Fin del mensaje de nuestro comisario político.
Pero, por muy de impacto que sea el tema, lo que singulariza este libro, lo que lo convierte en una obra literaria de verdad, con posibilidades de trascendencia (en los libros de historia de la literatura española del futuro, en el capítulo dedicado a los años de la crisis de la segunda década aparecerá A la puta calle de Cristina Fallarás junto a En la orilla de Rafael Chirbes como obras más representativas del periodo) no es solamente el tema, la historia. Es que es un libro condenadamente bien escrito, de forma no sólo precisa sino también brillante. Porque esta es una historia que mucha gente podía contar, en un país con seis millones de parados y contando y unos treinta mil desahucios al año desde hace cuatro o cinco. Pero muy poca gente como su autora, escritora y periodista veterana, además de tener la historia para contar posee la habilidad, el talento y la experiencia necesarias para contarla.

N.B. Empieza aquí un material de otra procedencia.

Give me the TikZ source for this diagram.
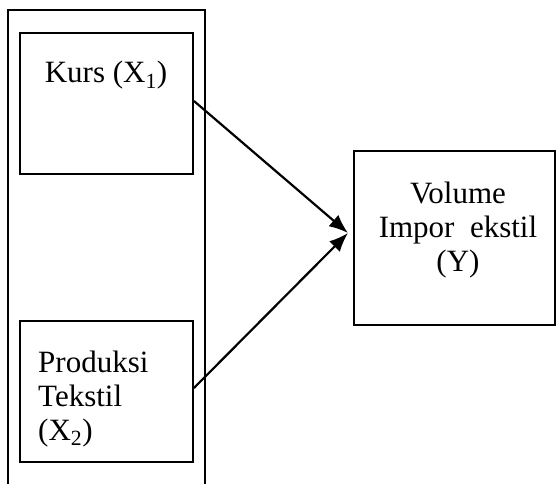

“El asunto de los desahucios tiene, en España, en estos momentos, un problema narrativo (…) Quienes lo sufren no están preparados para narrarlo periodísticamente. Y para los periodistas, o sea, personas que conservan un trabajo y por lo tanto un sueldo, resulta imposible describirlos con la veracidad suficiente (…)”
En Cristina Fallarás se ha dado la afortunada confluencia (no para ella, ya saben; casi siempre hay que pagar un alto precio por tener algo muy, MUY, pero que muy interesante para contar) de tema y estilo, fondo y forma. A la puta calle es literatura con mayúsculas, mucho más allá del morbo que pueden despertar los cotilleos de esa pelirroja tan mona que salía por la tele en el programa de Jordi González.